Ada beberapa kemungkinan mengapa Trump tampak melunak terhadap Iran pascaserangan itu. Pertama, itu adalah sikap realistis. Setelah ofensif berani itu, AS menyadari bahwa para pemimpin Iran benar-benar kredibel dengan omongannya. Ia mungkin juga menyadari, Iran memiliki kemampuan militer yang dapat membahayakan eksistensi AS di Timur Tengah baik untuk menyerang maupun bertahan. Tak sedikit memang pemimpin di Timur Tengah yang kuat sekali dalam berteriak, tapi kredibilitasnya diragukan. Meskipun ia mengancam akan melakukan pembalasan besar, di lapangan itu tak ada wujudnya. Ternyata pemimpin Iran tidak demikian, tidak omong doang dalam ancamannya.

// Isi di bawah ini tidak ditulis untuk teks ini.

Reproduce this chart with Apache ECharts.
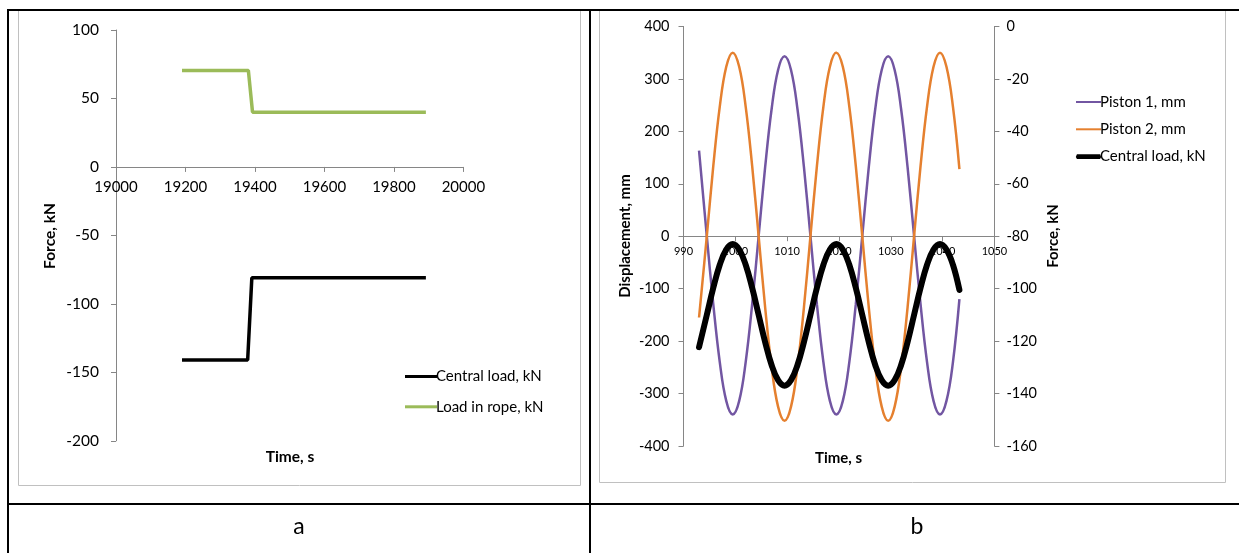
<!DOCTYPE html>
<html><head><meta charset="utf-8">
<script src="https://cdn.jsdelivr.net/npm/echarts@6/dist/echarts.min.js"></script>
<style>html,body{margin:0;padding:0;background:#fff;}#c{width:1239px;height:553px;}</style>
</head><body><div id="c"></div>
<script>
// ---- Panel a data ----
const ropeTime = [19190, 19381, 19393, 19892];
const ropeLoad = [70.5, 70.5, 40, 40];
const centralTimeA = [19190, 19379, 19391, 19892];
const centralLoadA = [-141, -141, -81, -81];

// ---- Panel b data ----
const bTime = [993, 994.5, 995.75, 997, 998.25, 999.5, 1000.75, 1002, 1003.25, 1004.5, 1005.75, 1007, 1008.25, 1009.5, 1010.75, 1012,
  1013.25, 1014.5, 1015.75, 1017, 1018.25, 1019.5, 1020.75, 1022, 1023.25, 1024.5, 1025.75, 1027, 1028.25, 1029.5, 1030.75, 1032,
  1033.25, 1034.5, 1035.75, 1037, 1038.25, 1039.5, 1040.75, 1042, 1043.25];
const piston1 = [163, 0, -130, -240, -314, -340, -314, -240, -130, 0, 131, 242, 317, 343, 317, 242, 131,
  0, -130, -240, -314, -340, -314, -240, -130, 0, 131, 242, 317, 343, 317, 242, 131,
  0, -130, -240, -314, -340, -314, -240, -120];
const piston2 = [-155, 0, 134, 247, 323, 350, 323, 247, 134, 0, -135, -249, -325, -352, -325, -249, -135,
  0, 134, 247, 323, 350, 323, 247, 134, 0, -135, -249, -325, -352, -325, -249, -135,
  0, 134, 247, 323, 350, 323, 247, 128];
const centralLoadB = [-122.3, -110, -99.7, -90.9, -85.1, -83, -85.1, -90.9, -99.7, -110, -120.3, -129.1, -134.9, -137, -134.9, -129.1, -120.3,
  -110, -99.7, -90.9, -85.1, -83, -85.1, -90.9, -99.7, -110, -120.3, -129.1, -134.9, -137, -134.9, -129.1, -120.3,
  -110, -99.7, -90.9, -85.1, -83, -85.1, -90.9, -100.5];

const zip = (xs, ys) => xs.map((x, i) => [x, ys[i]]);
const FONT = 'Lato';
const axisGray = '#868686';
const plain = v => String(v);

const chart = echarts.init(document.getElementById('c'), null, {renderer: 'canvas'});

const blackLine = (x1, y1, x2, y2) => ({type: 'line', shape: {x1, y1, x2, y2}, style: {stroke: '#000', lineWidth: 2}, z: 100});

// grid geometry
const gA = {left: 116, top: 30, width: 347.4, height: 410.8};
const gB = {left: 683.5, top: 26.4, width: 310.9, height: 419.6};

const option = {
  animation: false,
  textStyle: {fontFamily: FONT},
  grid: [
    Object.assign({containLabel: false}, gA),
    Object.assign({containLabel: false}, gB)
  ],
  xAxis: [
    {type: 'value', gridIndex: 0, min: 19000, max: 20000, interval: 200, position: 'bottom',
      offset: -(gA.height * 200 / 300),
      axisLine: {onZero: false, lineStyle: {color: axisGray}},
      axisTick: {show: true, length: 5, lineStyle: {color: axisGray}},
      axisLabel: {color: '#000', fontSize: 15, fontFamily: FONT, margin: 13, formatter: plain},
      splitLine: {show: false}},
    {type: 'value', gridIndex: 1, min: 990, max: 1050, interval: 10, position: 'bottom',
      offset: -(gB.height / 2),
      axisLine: {onZero: false, lineStyle: {color: axisGray}},
      axisTick: {show: true, length: 5, lineStyle: {color: axisGray}},
      axisLabel: {color: '#000', fontSize: 11, fontFamily: FONT, margin: 10, formatter: plain},
      splitLine: {show: false}}
  ],
  yAxis: [
    {type: 'value', gridIndex: 0, min: -200, max: 100, interval: 50,
      axisLine: {show: true, onZero: false, lineStyle: {color: axisGray}},
      axisTick: {show: true, length: 5, lineStyle: {color: axisGray}},
      axisLabel: {color: '#000', fontSize: 15.5, fontFamily: FONT, margin: 17, formatter: plain},
      splitLine: {show: false}},
    {type: 'value', gridIndex: 1, min: -400, max: 400, interval: 100, position: 'left',
      axisLine: {show: true, onZero: false, lineStyle: {color: axisGray}},
      axisTick: {show: true, length: 5, lineStyle: {color: axisGray}},
      axisLabel: {color: '#000', fontSize: 14.5, fontFamily: FONT, margin: 14, formatter: plain},
      splitLine: {show: false}},
    {type: 'value', gridIndex: 1, min: -160, max: 0, interval: 20, position: 'right',
      axisLine: {show: true, onZero: false, lineStyle: {color: axisGray}},
      axisTick: {show: true, length: 5, lineStyle: {color: axisGray}},
      axisLabel: {color: '#000', fontSize: 14.5, fontFamily: FONT, margin: 12, formatter: plain},
      splitLine: {show: false}}
  ],
  legend: [
    {orient: 'vertical', left: 400, top: 364, itemWidth: 32, itemHeight: 14, itemGap: 15.3,
      data: ['Central load, kN', 'Load in rope, kN'],
      textStyle: {fontFamily: FONT, fontSize: 15, color: '#000', padding: [0, 0, 0, -6]},
      icon: 'path://M0,6 L32,6 L32,9 L0,9 Z'},
    {orient: 'vertical', left: 1071, top: 89.5, itemWidth: 25, itemHeight: 14, itemGap: 12.3,
      data: [
        {name: 'Piston 1, mm', icon: 'path://M0,6.8 L25,6.8 L25,8.8 L0,8.8 Z'},
        {name: 'Piston 2, mm', icon: 'path://M0,6.8 L25,6.8 L25,8.8 L0,8.8 Z'},
        {name: 'Central load, kN ', icon: 'path://M0,5 L25,5 Q27,7.5 25,10 L0,10 Q-2,7.5 0,5 Z'}
      ],
      textStyle: {fontFamily: FONT, fontSize: 15, color: '#000', padding: [0, 0, 0, -6]}}
  ],
  series: [
    {name: 'Central load, kN', type: 'line', xAxisIndex: 0, yAxisIndex: 0, data: zip(centralTimeA, centralLoadA),
      showSymbol: false, symbol: 'none', color: '#000', lineStyle: {width: 3.5, color: '#000'}},
    {name: 'Load in rope, kN', type: 'line', xAxisIndex: 0, yAxisIndex: 0, data: zip(ropeTime, ropeLoad),
      showSymbol: false, symbol: 'none', color: '#9BBB59', lineStyle: {width: 3.5, color: '#9BBB59'}},
    {name: 'Piston 1, mm', type: 'line', xAxisIndex: 1, yAxisIndex: 1, data: zip(bTime, piston1), smooth: 0.4,
      showSymbol: false, symbol: 'none', color: '#7256A2', lineStyle: {width: 2.5, color: '#7256A2'}},
    {name: 'Piston 2, mm', type: 'line', xAxisIndex: 1, yAxisIndex: 1, data: zip(bTime, piston2), smooth: 0.4,
      showSymbol: false, symbol: 'none', color: '#E5802F', lineStyle: {width: 2.5, color: '#E5802F'}},
    {name: 'Central load, kN ', type: 'line', xAxisIndex: 1, yAxisIndex: 2, data: zip(bTime, centralLoadB), smooth: 0.4,
      showSymbol: false, symbol: 'none', color: '#000', lineStyle: {width: 6, color: '#000', cap: 'round'}}
  ],
  graphic: [
    {type: 'rect', shape: {x: 18.5, y: 10.5, width: 562, height: 475}, style: {fill: 'none', stroke: '#C0C0C0', lineWidth: 1}, z: -10},
    {type: 'rect', shape: {x: 599.5, y: 10.5, width: 626, height: 472}, style: {fill: 'none', stroke: '#C0C0C0', lineWidth: 1}, z: -10},
    blackLine(8, 10, 1239, 10),
    blackLine(8, 9, 8, 553),
    blackLine(590, 9, 590, 553),
    blackLine(8, 504, 1239, 504),
    {type: 'text', x: 50, y: 236, rotation: Math.PI / 2, style: {text: 'Force, kN', font: 'bold 15.5px Lato', fill: '#000', textAlign: 'center', textVerticalAlign: 'middle'}},
    {type: 'text', x: 290, y: 456.6, style: {text: 'Time, s', font: 'bold 15.5px Lato', fill: '#000', textAlign: 'center', textVerticalAlign: 'middle'}},
    {type: 'text', x: 625, y: 236, rotation: Math.PI / 2, style: {text: 'Displacement, mm', font: 'bold 15px Lato', fill: '#000', textAlign: 'center', textVerticalAlign: 'middle'}},
    {type: 'text', x: 1053.6, y: 236, rotation: Math.PI / 2, style: {text: 'Force, kN', font: 'bold 15px Lato', fill: '#000', textAlign: 'center', textVerticalAlign: 'middle'}},
    {type: 'text', x: 838.5, y: 458, style: {text: 'Time, s', font: 'bold 15px Lato', fill: '#000', textAlign: 'center', textVerticalAlign: 'middle'}},
    {type: 'text', x: 299, y: 527, style: {text: 'a', font: '23px Lato', fill: '#000', textAlign: 'center', textVerticalAlign: 'middle'}},
    {type: 'text', x: 917, y: 527, style: {text: 'b', font: '23px Lato', fill: '#000', textAlign: 'center', textVerticalAlign: 'middle'}}
  ]
};
chart.setOption(option);
</script></body></html>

Ancaman Trump untuk melakukan aksi balasan luas terhadap situs-situs kebudayaan penting Iran jika melakukan serangan balasan ternyata tidak didengar. Nyali pemimpin Iran terlihat sangat berani dalam hal ini. Padahal, dalam perkiraan para pengamat, jika Iran nekat melakukan aksi balasan atas kematian Jenderal Soleimani maka perang terbuka kemungkinan benar-benar pecah.
Bagaimanapun, konflik Iran dan Amerika Serikat itu sudah sangat lama, tak kurang dari empat dekade. Selama ini, konflik militer sesungguhnya sudah terjadi antara keduanya pada level proksi baik di Irak, Yaman, Suriah, dan lainnya. Kedua pihak sepertinya memang sudah mempersiapkan diri sejak lama untuk menghadapi kemungkinan perang besar yang diyakini akan terjadi antara kedua pihak entah kapan. Sejauh ini, kedua pihak selalu bisa menemukan jalan deeskalasi ketika ketegangan mulai memuncak sehingga perang langsung dan terbuka tidak terjadi. Keduanya sejauh ini cukup realistis. Mereka bermusuhan dan berhadapan di hampir semua front, tapi mereka berupaya sejauh mungkin menghindari pecahnya perang terbuka. Sebab, akibat-akibat perang dari kedua pihak diyakini akan sangat destruktif. Kepentingan keduanya kemungkinan juga tidak bisa dicapai melalui perang. Pengalaman Suriah dan Yaman di mana keduanya aktif mendukung pihak berbeda jadi pelajaran berharga.
Strategi
Di luar kemungkinan sikap realistis dan ‘’skenario konspiratif’’ di atas, ada kemungkinan lain. Sikap Trump yang terkesan melunak adalah strategi untuk menggebuk Iran di waktu yang tepat. Kematian Jenderal Soleimani secara keji faktanya telah menggelorakan heroisme rakyat Iran dan masyarakat Syiah di kawasan. Menghadapi Iran dalam suasana ini mungkin dipandang tidak tepat. Apalagi, suara publik AS juga cenderung menolak keras terhadap opsi perang dengan Iran. Prosedur pengambilan keputusan perang dalam politik domestik AS juga berpihak kepada sulitnya opsi perang diambil. Oleh karena itu, Trump mengambil sikap di luar dugaan: memilih untuk melunak untuk sementara waktu.